If at first you don't succeed, try, try again. That seems to be the mantra coming out of the White House this week following Friday's defeat of the Cybersecurity Act of 2012. According to The Hill, President Obama is weighing the possibility of issuing an executive order to deal with cyber threats to computer systems that control "critical infrastructure."
"In the wake of Congressional inaction and Republican stall tactics, unfortunately, we will continue to be hamstrung by outdated and inadequate statutory authorities that the legislation would have fixed," White House Press Secretary Jay Carney said in an emailed response The Hill.
"Moving forward, the President is determined to do absolutely everything we can to better protects our nation against today’s cyber threats and we will do that," Carney added.

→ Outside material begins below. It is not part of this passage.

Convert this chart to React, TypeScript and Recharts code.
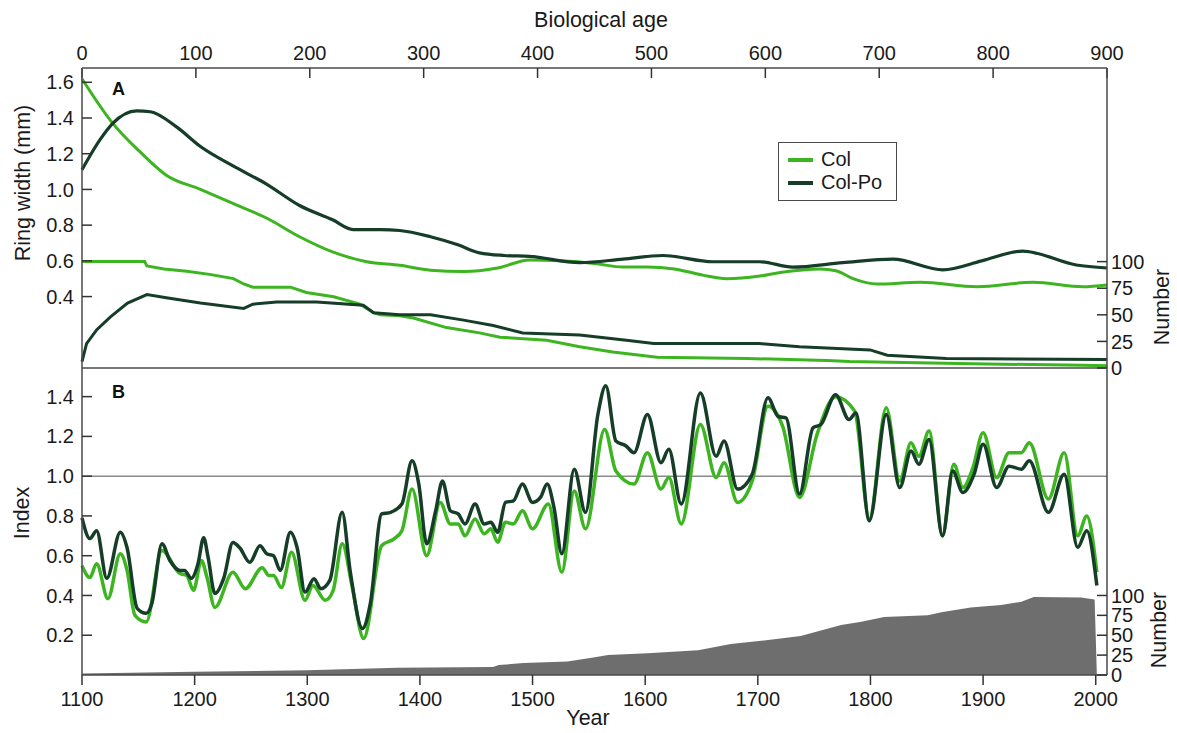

If the President does issue an executive order, it may not sit well with lawmakers. Some see the use of executive orders as a way to bypass the legislative process and some Republicans have already accused the President of grabbing power away from Congress on other issues that he has used the Executive Order method to deal with.
Cybersecurity Act co-sponsor Senator Susan Collins (R-Maine) reacted coolly to the idea of an executive order to deal with the issue.
"I'm not for doing by executive order what should be done by legislation," she said.
Sen. Dianne Feinstein (D-Calif.), a main co-sponsor of the Cybersecurity Act, said she wants Congress to address the problem, but is open to presidential action if Congress fails.
"I suppose if we can't, the answer would be yes," she said.